WORK INSTRUCTIONS - Set down word for word the lines running from the line with "Give me the" to the line with "30410, 32750, 35250]", ends included. Skip every picture.

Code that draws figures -
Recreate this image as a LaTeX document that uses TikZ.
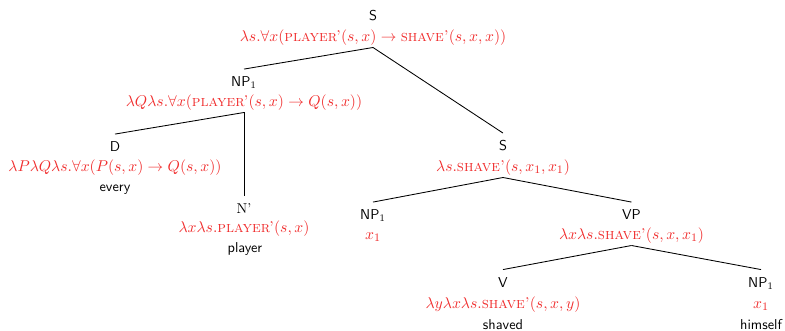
\documentclass[tikz,border=0pt]{standalone}
\usepackage{amsmath}
\definecolor{semred}{RGB}{240,45,45}
\newcommand{\pred}[1]{\text{\textsc{#1}}}
\begin{document}
\begin{tikzpicture}[x=0.7pt,y=-0.7pt,
  cat/.style={font=\sffamily, text height=7pt, text depth=0pt, inner xsep=1pt, inner ysep=5pt, anchor=base},
  sem/.style={text=semred, font=\fontsize{10.9pt}{13pt}\selectfont, text depth=2.7pt, inner xsep=1pt, inner ysep=1.3pt, anchor=base},
  word/.style={font=\sffamily, inner sep=1pt, anchor=base},
  branch/.style={draw=black, line width=0.6pt}]
\useasboundingbox (0,0) rectangle (785,331);

% root S
\node[cat] (s-cat) at (373,21) {S};
\node[sem] (s-sem) at (373,41.5) {$\lambda s.\forall x(\pred{player'}(s,x)\rightarrow\pred{shave'}(s,x,x))$};

% subject NP
\node[cat] (np-cat) at (244,86.5) {NP$_1$};
\node[sem] (np-sem) at (244,106.5) {$\lambda Q\lambda s.\forall x(\pred{player'}(s,x)\rightarrow Q(s,x))$};

% determiner
\node[cat] (d-cat) at (115,151.5) {D};
\node[sem] (d-sem) at (115,171.5) {$\lambda P\lambda Q\lambda s.\forall x(P(s,x)\rightarrow Q(s,x))$};
\node[word] (d-word) at (115,191) {every};

% noun
\node[cat, font=\rmfamily] (n-cat) at (244,213.5) {N'};
\node[sem] (n-sem) at (244,232) {$\lambda x\lambda s.\pred{player'}(s,x)$};
\node[word] (n-word) at (245,252) {player};

% embedded S
\node[cat] (s2-cat) at (503,150.5) {S};
\node[sem] (s2-sem) at (503,171.5) {$\lambda s.\pred{shave'}(s,x_1,x_1)$};

% trace NP
\node[cat] (t-cat) at (373,219.5) {NP$_1$};
\node[sem] (t-sem) at (373,239) {$x_1$};

% VP
\node[cat] (vp-cat) at (631.5,219.5) {VP};
\node[sem] (vp-sem) at (631.5,239.5) {$\lambda x\lambda s.\pred{shave'}(s,x,x_1)$};

% verb
\node[cat] (v-cat) at (503,287) {V};
\node[sem] (v-sem) at (503,308.5) {$\lambda y\lambda x\lambda s.\pred{shave'}(s,x,y)$};
\node[word] (v-word) at (503,329.5) {shaved};

% reflexive
\node[cat] (r-cat) at (761,287) {NP$_1$};
\node[sem] (r-sem) at (761,308.5) {$x_1$};
\node[word] (r-word) at (761,329.5) {himself};

% branches
\draw[branch] (s-sem.south) -- (np-cat.north);
\draw[branch] (s-sem.south) -- (s2-cat.north);
\draw[branch] (np-sem.south) -- (d-cat.north);
\draw[branch] (np-sem.south) -- (n-cat.north);
\draw[branch] (s2-sem.south) -- (t-cat.north);
\draw[branch] (s2-sem.south) -- (vp-cat.north);
\draw[branch] (vp-sem.south) -- (v-cat.north);
\draw[branch] (vp-sem.south) -- (r-cat.north);
\end{tikzpicture}
\end{document}
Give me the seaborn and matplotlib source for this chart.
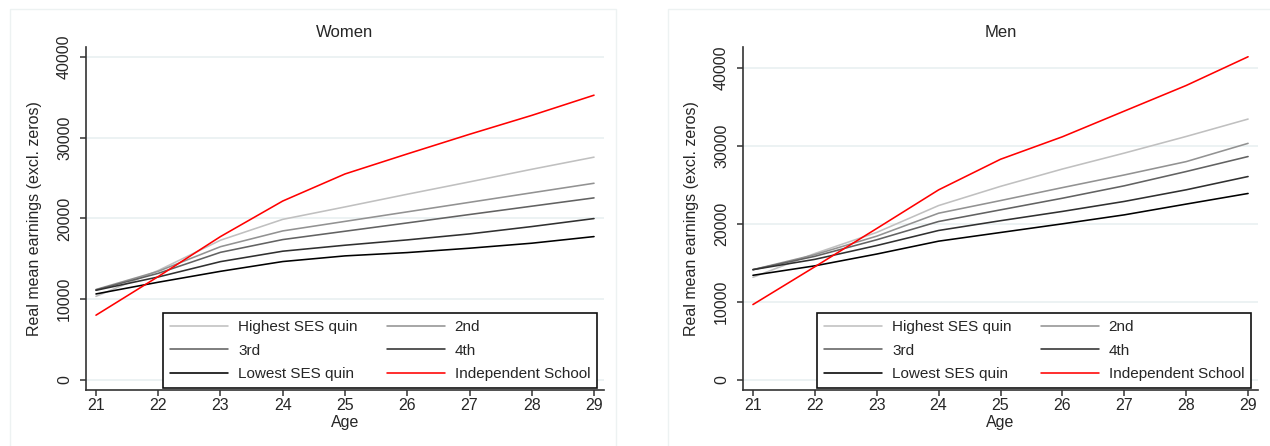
import matplotlib
matplotlib.use("Agg")
import matplotlib.pyplot as plt
from matplotlib.patches import Rectangle
from matplotlib.lines import Line2D
import pandas as pd
import seaborn as sns

ages = [21, 22, 23, 24, 25, 26, 27, 28, 29]
groups = ["Highest SES quin", "2nd", "3rd", "4th", "Lowest SES quin", "Independent School"]

# women, real mean earnings (excl. zeros)
women_highest = [10350, 13550, 17300, 19880, 21420, 22990, 24520, 26080, 27580]
women_second = [11200, 13450, 16500, 18450, 19630, 20810, 21990, 23170, 24350]
women_third = [11150, 13200, 15800, 17380, 18410, 19440, 20480, 21510, 22540]
women_fourth = [11100, 12750, 14650, 15940, 16680, 17340, 18080, 18990, 19980]
women_lowest = [10650, 12100, 13450, 14660, 15360, 15770, 16310, 16930, 17750]
women_indep = [8020, 12800, 17750, 22150, 25500, 27980, 30410, 32750, 35250]

# men
men_highest = [13150, 16200, 18900, 22340, 24800, 27020, 29060, 31190, 33420]
men_second = [14130, 16050, 18420, 21360, 22980, 24640, 26260, 27970, 30310]
men_third = [14130, 15840, 17960, 20300, 21790, 23280, 24870, 26700, 28620]
men_fourth = [14130, 15450, 17220, 19150, 20400, 21590, 22870, 24360, 26060]
men_lowest = [13410, 14620, 16130, 17780, 18890, 20000, 21150, 22530, 23890]
men_indep = [9660, 14500, 19400, 24350, 28270, 31150, 34440, 37720, 41400]

colors = {"Highest SES quin": "#c0c0c0", "2nd": "#929292", "3rd": "#626262",
          "4th": "#303030", "Lowest SES quin": "#000000", "Independent School": "#ff0000"}


def to_long(series):
    rows = []
    for g, vals in zip(groups, series):
        for a, v in zip(ages, vals):
            rows.append({"Age": a, "earn": v, "group": g})
    return pd.DataFrame(rows)


women = to_long([women_highest, women_second, women_third, women_fourth, women_lowest, women_indep])
men = to_long([men_highest, men_second, men_third, men_fourth, men_lowest, men_indep])

sns.set_style("white")
plt.rcParams["font.family"] = ["Liberation Sans", "DejaVu Sans"]

fig = plt.figure(figsize=(12.7, 4.46), dpi=100)
W, H = 1270, 446

# light panel frames
for x0, x1 in [(10, 616), (668, 1290)]:
    fig.patches.append(Rectangle((x0 / W, -0.1), (x1 - x0) / W, (H - 9) / H + 0.1,
                                 transform=fig.transFigure, fill=False,
                                 edgecolor="#edf2f2", lw=1.0))

panels = [
    (women, "Women", (86, 604), (-1238, 41213)),
    (men, "Men", (743, 1258), (-1281, 42648)),
]

for data, title, (px0, px1), ylim in panels:
    ax = fig.add_axes([px0 / W, (H - 390) / H, (px1 - px0) / W, (390 - 47) / H])
    for yv in range(0, 40001, 10000):
        ax.axhline(yv, color="#eaf1f2", lw=1.3, zorder=0)
    sns.lineplot(data=data, x="Age", y="earn", hue="group", hue_order=groups,
                 palette=colors, lw=1.15, ax=ax, legend=False, zorder=3)
    ax.set_xlim(20.84, 29.16)
    ax.set_ylim(*ylim)
    ax.set_xticks(ages)
    ax.set_yticks(range(0, 40001, 10000))
    ax.tick_params(axis="both", direction="out", length=4, width=1.1, color="#333333",
                   labelsize=11.5, left=True, bottom=True)
    ax.tick_params(axis="x", pad=2)
    ax.tick_params(axis="y", pad=6)
    for lab in ax.get_yticklabels():
        lab.set_rotation(90)
        lab.set_va("center")
    for side in ["top", "right"]:
        ax.spines[side].set_visible(False)
    for side in ["left", "bottom"]:
        ax.spines[side].set_color("#333333")
        ax.spines[side].set_linewidth(1.2)
    ax.set_xlabel("Age", fontsize=11.5, labelpad=1)
    ax.set_ylabel("Real mean earnings (excl. zeros)", fontsize=11.5, labelpad=11)
    ax.set_title(title, fontsize=12, pad=7)

    # Stata fills legend rows first, matplotlib fills columns
    order = [0, 2, 4, 1, 3, 5]
    handles = [Line2D([], [], color=colors[groups[i]], lw=1.15) for i in order]
    labels = [groups[i] for i in order]
    leg = ax.legend(handles, labels, ncol=2, loc="lower right",
                    bbox_to_anchor=(0.9865, 0.006), borderaxespad=0, fontsize=11,
                    frameon=True, fancybox=False, framealpha=1, edgecolor="#111111",
                    handlelength=3.8, handletextpad=0.65, columnspacing=1.9,
                    labelspacing=0.62, borderpad=0.45)
    leg.get_frame().set_linewidth(1.2)
    leg.set_zorder(5)

fig.savefig("out.png", dpi=100)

CORRECT RESPONSE -
Give me the seaborn and matplotlib source for this chart.
import matplotlib
matplotlib.use("Agg")
import matplotlib.pyplot as plt
from matplotlib.patches import Rectangle
from matplotlib.lines import Line2D
import pandas as pd
import seaborn as sns

ages = [21, 22, 23, 24, 25, 26, 27, 28, 29]
groups = ["Highest SES quin", "2nd", "3rd", "4th", "Lowest SES quin", "Independent School"]

# women, real mean earnings (excl. zeros)
women_highest = [10350, 13550, 17300, 19880, 21420, 22990, 24520, 26080, 27580]
women_second = [11200, 13450, 16500, 18450, 19630, 20810, 21990, 23170, 24350]
women_third = [11150, 13200, 15800, 17380, 18410, 19440, 20480, 21510, 22540]
women_fourth = [11100, 12750, 14650, 15940, 16680, 17340, 18080, 18990, 19980]
women_lowest = [10650, 12100, 13450, 14660, 15360, 15770, 16310, 16930, 17750]
women_indep = [8020, 12800, 17750, 22150, 25500, 27980, 30410, 32750, 35250]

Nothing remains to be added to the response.